The image of the tortured artist has been a recurring character throughout history. There’s an idea that all great art must come from experiencing pain or suffering; it’s very much ingrained in our perception of creativity. Art itself is a reflection of our own humanity, and when encouraged, we can channel our emotions through hardship to express it. Mental instability is often associated with the great artists, but why is this so, and does creativity rely on some inner torment, or help relieve such internal struggles?
Many a great artist has suffered from conditions ranging from depression, bipolar disorder to schizophrenia. Well-known names include Woody Allen, Mark Rothko, Agatha Christie, Kurt Cobain, William Faulkner and TS Eliot, every one of them a master of their craft, all suffered from some degree of mental illness.
Looking at specific artists more closely, Louis Wain, a prolific artist, whose focus and fame came from his anthropomorphic, often complex representations of cats clearly suffered from inner turmoil, and it was very much evident in his body of work. Ludwig van Beethoven suffered from depression and some researchers believe he may have also lived with bipolar disorder; his sudden changes in mood could be seen to be reflected in his music. Edvard Munch famously painted ‘The Scream’ depicting his relationship with mental illness. He perfectly expressed his depression and agoraphobia, which eventually resulted in hallucinations and a nervous breakdown. A new study has found a genetic link between creativity and mental illness, confirming the concept that has been a theory since the times of the ancient Greeks, and prevailing into the times of the romantics, with Lord Byron exclaiming: “We of the craft are all crazy”.
What are the benefits of artistic exploration? Human consciousness has an innate desire to express ones experiences. Art stimulates our brains, reducing stress levels, enhancing problem solving skills, and increasing the release of dopamine, which results in more motivation and concentration, making you generally more content. This ultimately increases psychological resilience and resistance to stress.

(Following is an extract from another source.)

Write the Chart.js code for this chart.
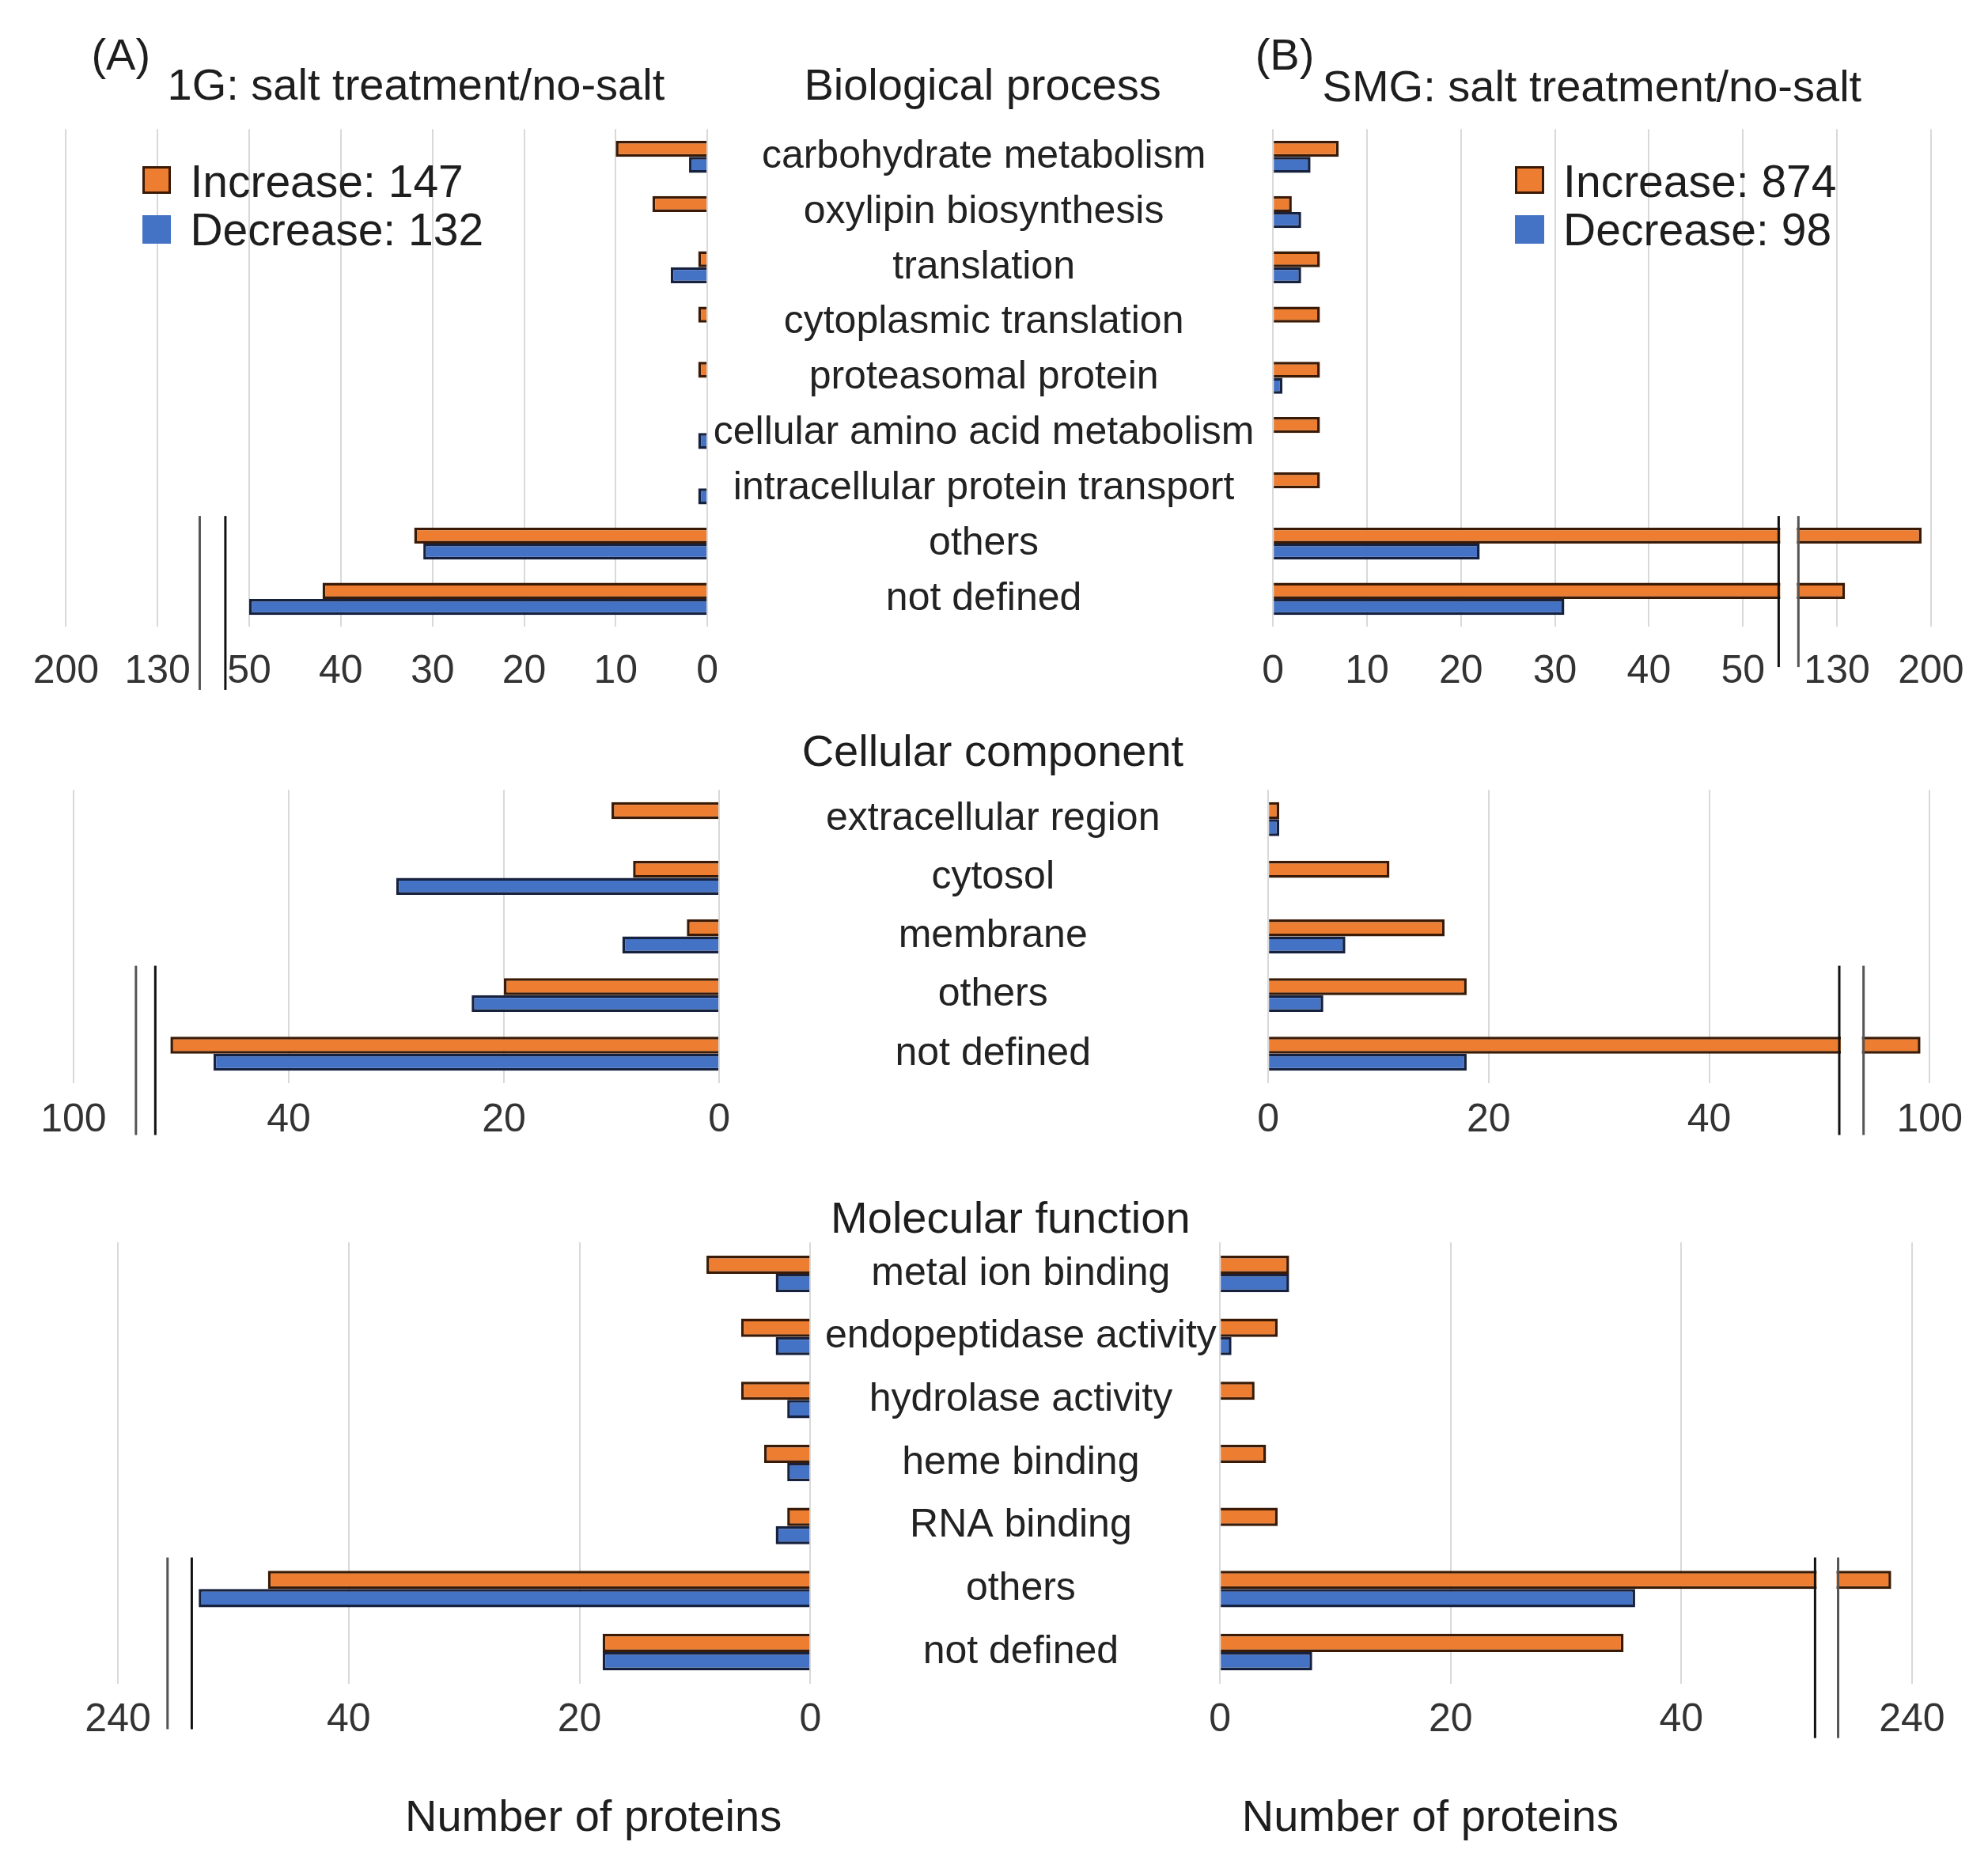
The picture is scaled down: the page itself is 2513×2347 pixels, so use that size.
<!DOCTYPE html>
<html>
<head>
<meta charset="utf-8">
<script src="https://cdn.jsdelivr.net/npm/chart.js@4.4.1/dist/chart.umd.min.js"></script>
<style>
body { margin: 0; background: #fff; }
#page { position: relative; width: 2513px; height: 2347px; overflow: hidden; font-family: "Liberation Sans", Arial, sans-serif; color: #1e1e1e; }
.t { position: absolute; white-space: nowrap; line-height: 1; }
canvas { position: absolute; }
.sq { position: absolute; box-sizing: border-box; }
</style>
</head>
<body>
<div id="page"></div>
<script>
// ---- data ----
const bpLabels = ['carbohydrate metabolism', 'oxylipin biosynthesis', 'translation', 'cytoplasmic translation',
    'proteasomal protein', 'cellular amino acid metabolism', 'intracellular protein transport', 'others', 'not defined'];
const bpIncA = [10, 6, 1, 1, 1, 0, 0, 32, 42];
const bpDecA = [2, 0, 4, 0, 0, 1, 1, 31, 50];
const bpIncB = [7, 2, 5, 5, 5, 5, 5, 193, 136];
const bpDecB = [4, 3, 3, 0, 1, 0, 0, 22, 31];
const bpTicks = [0, 10, 20, 30, 40, 50, 130, 200];

const ccLabels = ['extracellular region', 'cytosol', 'membrane', 'others', 'not defined'];
const ccIncA = [10, 8, 3, 20, 51];
const ccDecA = [0, 30, 9, 23, 47];
const ccIncB = [1, 11, 16, 18, 95];
const ccDecB = [1, 0, 7, 5, 18];
const ccTicks = [0, 20, 40, 100];

const mfLabels = ['metal ion binding', 'endopeptidase activity', 'hydrolase activity', 'heme binding',
    'RNA binding', 'others', 'not defined'];
const mfIncA = [9, 6, 6, 4, 2, 47, 18];
const mfDecA = [3, 3, 2, 2, 3, 53, 18];
const mfIncB = [6, 5, 3, 4, 5, 192, 35];
const mfDecB = [6, 1, 0, 0, 0, 36, 8];
const mfTicks = [0, 20, 40, 240];

const legendA = ['Increase: 147', 'Decrease: 132'];
const legendB = ['Increase: 874', 'Decrease: 98'];

// broken axes: value -> axis position (piecewise linear)
const bpKnots = [[0, 0], [50, 50], [130, 60], [200, 70]];
const ccKnots = [[0, 0], [52, 52], [100, 60]];
const mfKnots = [[0, 0], [53, 53], [240, 60]];

const W = 2513;
const S = W / 1568;   // layout numbers below are in reference-thumbnail units
const ORANGE = '#ED7D31', BLUE = '#4472C4';
const FONT = '"Liberation Sans", Arial, sans-serif';
const page = document.getElementById('page');

function toDisp(v, knots) {
    for (let i = 1; i < knots.length; i++) {
        const [v0, d0] = knots[i - 1], [v1, d1] = knots[i];
        if (v <= v1 || i === knots.length - 1) return d0 + (v - v0) * (d1 - d0) / (v1 - v0);
    }
}

const rows = [
    { labels: bpLabels, a: [bpIncA, bpDecA], b: [bpIncB, bpDecB], ticks: bpTicks, knots: bpKnots, max: 70,
      top: 102, bottom: 494, aL: 52, aR: 558, bL: 1004, bR: 1523, labelX: 776, tickPad: 17, big: 7,
      breakA: [52.6, 55.4], breakB: [53.8, 55.9], downA: 50, downB: 32 },
    { labels: ccLabels, a: [ccIncA, ccDecA], b: [ccIncB, ccDecB], ticks: ccTicks, knots: ccKnots, max: 60,
      top: 623, bottom: 854, aL: 58, aR: 567, bL: 1000, bR: 1522, labelX: 783, tickPad: 11, big: 3,
      breakA: [52.4, 54.2], breakB: [51.8, 54.0], downA: 41, downB: 41 },
    { labels: mfLabels, a: [mfIncA, mfDecA], b: [mfIncB, mfDecB], ticks: mfTicks, knots: mfKnots, max: 60,
      top: 980, bottom: 1328, aL: 93, aR: 639, bL: 962, bR: 1508, labelX: 805, tickPad: 10, big: 5,
      breakA: [53.6, 55.7], breakB: [51.6, 53.6], downA: 36, downB: 43 }
];

const breakPlugin = {
    id: 'axisBreak',
    afterDatasetsDraw(chart, args, o) {
        if (!o.at) return;
        const ctx = chart.ctx, area = chart.chartArea;
        const xs = chart.scales.x, ys = chart.scales.y;
        const x1 = xs.getPixelForValue(o.at[0]), x2 = xs.getPixelForValue(o.at[1]);
        const band = ys.getPixelForValue(1) - ys.getPixelForValue(0);
        const yTop = ys.getPixelForValue(o.from) - band / 2;
        const yBot = area.bottom + o.down;
        ctx.save();
        ctx.fillStyle = '#fff';
        ctx.fillRect(Math.min(x1, x2) + 2, yTop, Math.abs(x2 - x1) - 4, area.bottom - yTop);
        ctx.lineWidth = 3;
        [[x1, '#111'], [x2, '#555']].forEach(([x, c]) => {
            ctx.strokeStyle = c;
            ctx.beginPath();
            ctx.moveTo(x, yTop);
            ctx.lineTo(x, yBot);
            ctx.stroke();
        });
        ctx.restore();
    }
};

const measure = document.createElement('canvas').getContext('2d');
measure.font = '50px ' + FONT;

function makePanel(row, side) {
    const isA = side === 'A';
    const padTop = 12, axisH = 75;
    const left = isA ? 0 : (row.bL - 45) * S;
    const right = isA ? row.bL * S : W;
    const top = (row.top - padTop) * S;
    const h = (row.bottom - row.top + padTop + axisH) * S;
    const cv = document.createElement('canvas');
    cv.width = Math.round(right - left);
    cv.height = Math.round(h);
    cv.style.left = left + 'px';
    cv.style.top = top + 'px';
    page.appendChild(cv);

    const vals = isA ? row.a : row.b;
    const widest = Math.max(...row.labels.map(l => measure.measureText(l).width));
    const yPad = (row.labelX - row.aR) * S - widest / 2;

    new Chart(cv, {
        type: 'bar',
        data: {
            labels: row.labels,
            datasets: [
                { label: 'Increase', data: vals[0].map(v => toDisp(v, row.knots)), backgroundColor: ORANGE,
                  borderColor: '#3a1a04', borderWidth: 3.5 },
                { label: 'Decrease', data: vals[1].map(v => toDisp(v, row.knots)), backgroundColor: BLUE,
                  borderColor: '#15213f', borderWidth: 3.5 }
            ]
        },
        options: {
            indexAxis: 'y',
            responsive: false,
            animation: false,
            devicePixelRatio: 1,
            categoryPercentage: 0.58,
            barPercentage: 1.0,
            layout: { padding: isA
                ? { left: row.aL * S, right: 0, top: padTop * S, bottom: 0 }
                : { left: 45 * S, right: W - row.bR * S, top: padTop * S, bottom: 0 } },
            plugins: {
                legend: { display: false },
                tooltip: { enabled: false },
                axisBreak: { at: isA ? row.breakA : row.breakB, from: row.big, down: (isA ? row.downA : row.downB) * S }
            },
            scales: {
                x: {
                    type: 'linear',
                    reverse: isA,
                    min: 0,
                    max: row.max,
                    afterBuildTicks: s => { s.ticks = row.ticks.map(v => ({ value: toDisp(v, row.knots) })); },
                    afterFit: s => { s.height = axisH * S; },
                    ticks: {
                        autoSkip: false,
                        maxRotation: 0,
                        padding: row.tickPad * S,
                        color: '#333',
                        font: { family: FONT, size: 50 },
                        callback: (v, i) => String(row.ticks[i])
                    },
                    grid: { color: '#d9d9d9', lineWidth: 2, drawTicks: false },
                    border: { display: false }
                },
                y: {
                    display: isA,
                    position: 'right',
                    afterFit: s => {
                        if (isA) s.width = (row.bL - row.aR) * S;
                        s.paddingTop = 0;
                        s.paddingBottom = 0;
                    },
                    ticks: {
                        crossAlign: 'center',
                        padding: yPad,
                        color: '#222',
                        font: { family: FONT, size: 50 },
                        autoSkip: false
                    },
                    grid: { display: false, drawTicks: false },
                    border: { display: false }
                }
            }
        },
        plugins: [breakPlugin]
    });
}

rows.forEach(r => { makePanel(r, 'A'); makePanel(r, 'B'); });

// ---- texts ----
function text(str, x, y, size, anchor) {
    const d = document.createElement('div');
    d.className = 't';
    d.textContent = str;
    d.style.fontSize = size + 'px';
    d.style.left = (x * S) + 'px';
    d.style.top = (y * S) + 'px';
    d.style.transform = anchor === 'center' ? 'translate(-50%,-50%)' : 'translate(0,-50%)';
    page.appendChild(d);
}
function square(x, y, color, bordered) {
    const d = document.createElement('div');
    d.className = 'sq';
    d.style.left = (x * S) + 'px';
    d.style.top = (y * S) + 'px';
    d.style.width = (23 * S) + 'px';
    d.style.height = (22 * S) + 'px';
    d.style.background = color;
    if (bordered) d.style.border = '3px solid #3a1a04';
    page.appendChild(d);
}

text('(A)', 72, 43, 56, 'left');
text('1G: salt treatment/no-salt', 132, 67, 56, 'left');
text('Biological process', 775, 67, 56, 'center');
text('(B)', 990, 43, 56, 'left');
text('SMG: salt treatment/no-salt', 1043, 68, 56, 'left');
text('Cellular component', 783, 592, 56, 'center');
text('Molecular function', 797, 960, 56, 'center');
text('Number of proteins', 468, 1432, 56, 'center');
text('Number of proteins', 1128, 1432, 56, 'center');

square(112, 131, ORANGE, true);
square(112, 170, BLUE, false);
text(legendA[0], 150, 143, 57, 'left');
text(legendA[1], 150, 181, 57, 'left');
square(1195, 131, ORANGE, true);
square(1195, 170, BLUE, false);
text(legendB[0], 1233, 143, 57, 'left');
text(legendB[1], 1233, 181, 57, 'left');
</script>
</body>
</html>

With evidence that art enhances cognitive abilities and memory, it makes it an important tool to tackle both mental illness and dementia. Whether it’s painting, music or performance, we all need artistic expression in our lives; so effectively art is a means of tackling our inner demons. Whether that be an adult colouring book, playing in a band, joining a local drama group or painting to your hearts content, the benefits are numerous.